> **EXERCISE PROMPT**: Only a number is wanted: how many lines in the listing contain the word "this"?

** BEGIN DATA SHOWN **

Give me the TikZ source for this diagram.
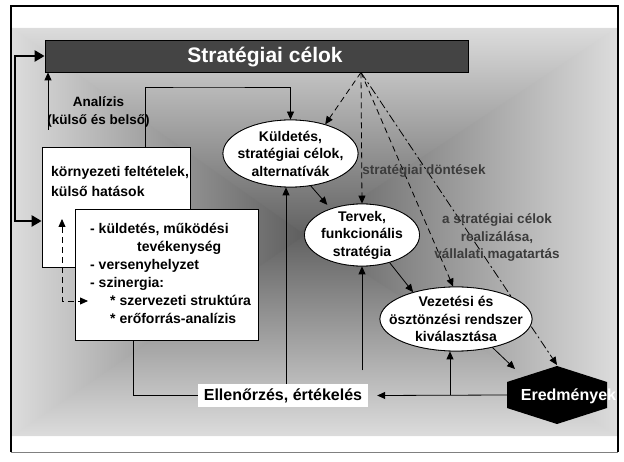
\documentclass[tikz,border=0pt]{standalone}
\usepackage{fontspec}
\setmainfont{Liberation Sans}
\usetikzlibrary{arrows.meta,shapes.geometric,calc}
\definecolor{barfill}{HTML}{444444}
\definecolor{shadeedge}{HTML}{DCDCDC}
\definecolor{shadecore}{HTML}{5E5E5E}
\definecolor{notegray}{HTML}{3C3C3C}

\begin{document}
\begin{tikzpicture}[x=1pt,y=-1pt,
  ln/.style={line width=0.8pt},
  arr/.style={ln,-{Triangle[length=8pt,width=7pt]}},
  dsharr/.style={ln,dash pattern=on 6pt off 4pt,-{Triangle[length=8pt,width=7pt]}},
  dshdot/.style={ln,dash pattern=on 9pt off 3pt on 2pt off 3pt,-{Triangle[length=8pt,width=7pt]}},
  dshboth/.style={ln,dash pattern=on 6pt off 4pt,{Triangle[length=8pt,width=7pt]}-{Triangle[length=8pt,width=7pt]}},
  fbk/.style={line width=2.5pt,{Triangle[length=10pt,width=11pt]}-{Triangle[length=10pt,width=11pt]}},
  txt/.style={font=\bfseries\fontsize{14}{17.5}\selectfont,align=center,inner sep=0pt},
  note/.style={txt,font=\bfseries\fontsize{13.5}{17.5}\selectfont,text=notegray},
  box/.style={draw=black,line width=0.8pt,fill=white,inner sep=0pt},
  ell/.style={ellipse,draw=black,line width=0.8pt,fill=white,inner sep=0pt}]
\useasboundingbox (0,0) rectangle (624,462);

% shaded panel: edge-to-core shading in four wedges; top and bottom wedges
% overlap the side wedges slightly so no seams show along the diagonals
\coordinate (gc) at (305,235);
\begin{scope}
  \clip (12,28) -- (617,28) -- (617,34) -- (305,241) -- (12,34) -- cycle;
  \shade[top color=shadeedge,bottom color=shadecore] (12,28) rectangle (617,241);
\end{scope}
\begin{scope}
  \clip (12,436) -- (617,436) -- (617,430) -- (305,229) -- (12,430) -- cycle;
  \shade[top color=shadecore,bottom color=shadeedge] (12,229) rectangle (617,436);
\end{scope}
\shade[left color=shadeedge,right color=shadecore] (12,28) -- (12,436) -- (gc) -- cycle;
\shade[left color=shadecore,right color=shadeedge] (617,28) -- (617,436) -- (gc) -- cycle;

% outer frame
\draw[line width=2pt] (11,452) -- (11,6) -- (618,6) -- (618,452);
\draw[gray,line width=1pt] (11,452) -- (618,452);

% headline bar
\node[draw=black,line width=0.8pt,fill=barfill,minimum width=423pt,minimum height=32pt,inner sep=0pt] (strat) at (256.5,56) {};
\node[font=\bfseries\fontsize{21}{25}\selectfont,text=white,inner sep=0pt] (strat-t) at (265,57.5) {Stratégiai célok};

% ellipses and boxes
\node[ell,minimum width=135pt,minimum height=67pt] (kuld) at (290.5,153.5) {};
\node[ell,minimum width=115pt,minimum height=62pt] (terv) at (362,235) {};
\node[ell,minimum width=152pt,minimum height=64pt] (vez) at (456,319) {};

% dashed decisions from the headline
\coordinate (apex) at ([xshift=104.5pt]strat.south);
\coordinate (ered-n) at (557,365);
\draw[dsharr] (apex) -- (kuld.40);
\draw[dsharr] (apex) -- (terv.north);
\draw[dsharr] (apex) -- (vez.95);
\draw[dshdot] (apex) -- (ered-n);

% redraw ellipses over the dashed lines
\node[ell,minimum width=135pt,minimum height=67pt] at (kuld) {};
\node[ell,minimum width=115pt,minimum height=62pt] at (terv) {};
\node[ell,minimum width=152pt,minimum height=64pt] at (vez) {};

\node[txt] (kuld-t) at (kuld) {Küldetés,\\stratégiai célok,\\alternatívák};
\node[txt] (terv-t) at (terv) {Tervek,\\funkcionális\\stratégia};
\node[txt] (vez-t) at (vez) {Vezetési és\\ösztönzési rendszer\\kiválasztása};

\node[box,minimum width=148.7pt,minimum height=120pt] (env) at (116.35,207) {};
\node[txt,align=left,anchor=north west,font=\bfseries\fontsize{14}{20}\selectfont] (env-t) at (51,166) {környezeti feltételek,\\külső hatások};

\node[box,minimum width=183pt,minimum height=131pt] (core) at (166.5,274.5) {};
\node[txt,align=left,anchor=north west,font=\bfseries\fontsize{14}{18}\selectfont] (core-t) at (90,223.5)
  {- küldetés, működési\\\hspace*{47pt}tevékenység\\- versenyhelyzet\\- szinergia:\\\hspace*{20pt}* szervezeti struktúra\\\hspace*{20pt}* erőforrás-analízis};

% results hexagon
\fill[black] (557,366) -- (607,382) -- (607,408) -- (557,424) -- (507,408) -- (507,382) -- cycle;
\node[font=\bfseries\fontsize{16}{19}\selectfont,text=white,inner sep=0pt] (ered) at (568.5,396) {Eredmények};
\coordinate (ered-w) at (507,395);
\coordinate (ered-nw) at (515,369);

% control label
\node[fill=white,minimum width=170pt,minimum height=23pt,inner sep=0pt,font=\bfseries\fontsize{16}{19}\selectfont] (ell) at (283,395.5) {Ellenőrzés, értékelés};

% side notes
\node[txt,font=\bfseries\fontsize{13.5}{18}\selectfont] (anl) at (98.5,112) {Analízis\\(külső és belső)};
\node[note] (dec) at (424,171) {stratégiai döntések};
\node[note] (real) at (497,237.5) {a stratégiai célok\\realizálása,\\vállalati magatartás};

% feedback bracket on the left
\coordinate (fb) at (15,140);
\coordinate (env-in) at ([yshift=-14pt]env.west);
\draw[fbk] (env-in) -| (fb) |- (strat.west);

% analysis arrow
\coordinate (anl-foot) at (48,130);
\draw[arr] (anl-foot) -- (anl-foot |- strat.south);

% loop from the environment box to the mission ellipse
\coordinate (loop-top) at (200,87);
\draw[arr] ([xshift=28.65pt]env.north) |- (loop-top) -| (kuld.north);

% internal dashed link
\coordinate (dsh-top) at (62,219);
\coordinate (dsh-end) at (88,301);
\draw[dshboth] (dsh-top) |- (dsh-end);

% chain between the ellipses and the results
\draw[arr,shorten >=5pt] (kuld.-58) -- (terv.140);
\draw[arr] (terv.-45) -- (vez.148);
\draw[arr] (vez.-38) -- (ered-nw);

% control feedback lines
\draw[ln] ([xshift=59pt]core.south west) |- (ell.west);
\draw[arr] ([xshift=3pt]ell.north) -- ([xshift=3pt]ell.north |- kuld.south);
\draw[arr] ([yshift=-104pt]terv.south) -- (terv.south);
\draw[arr] (ered-w) -- ([xshift=9pt]ell.east);
\draw[arr] ([xshift=-6pt]vez.south |- ered-w) -- ([xshift=-6pt]vez.south);
\end{tikzpicture}
\end{document}
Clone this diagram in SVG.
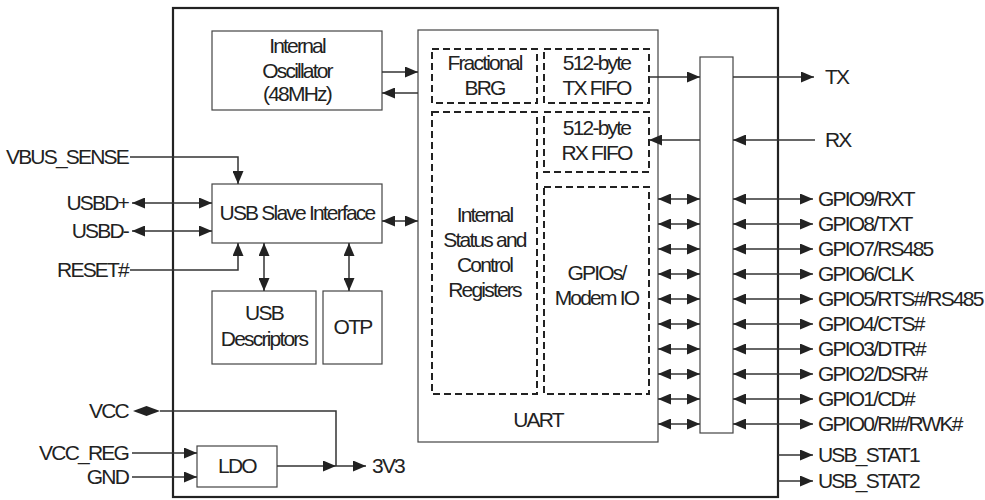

** END DATA SHOWN **

> **IN RESPONSE**: 2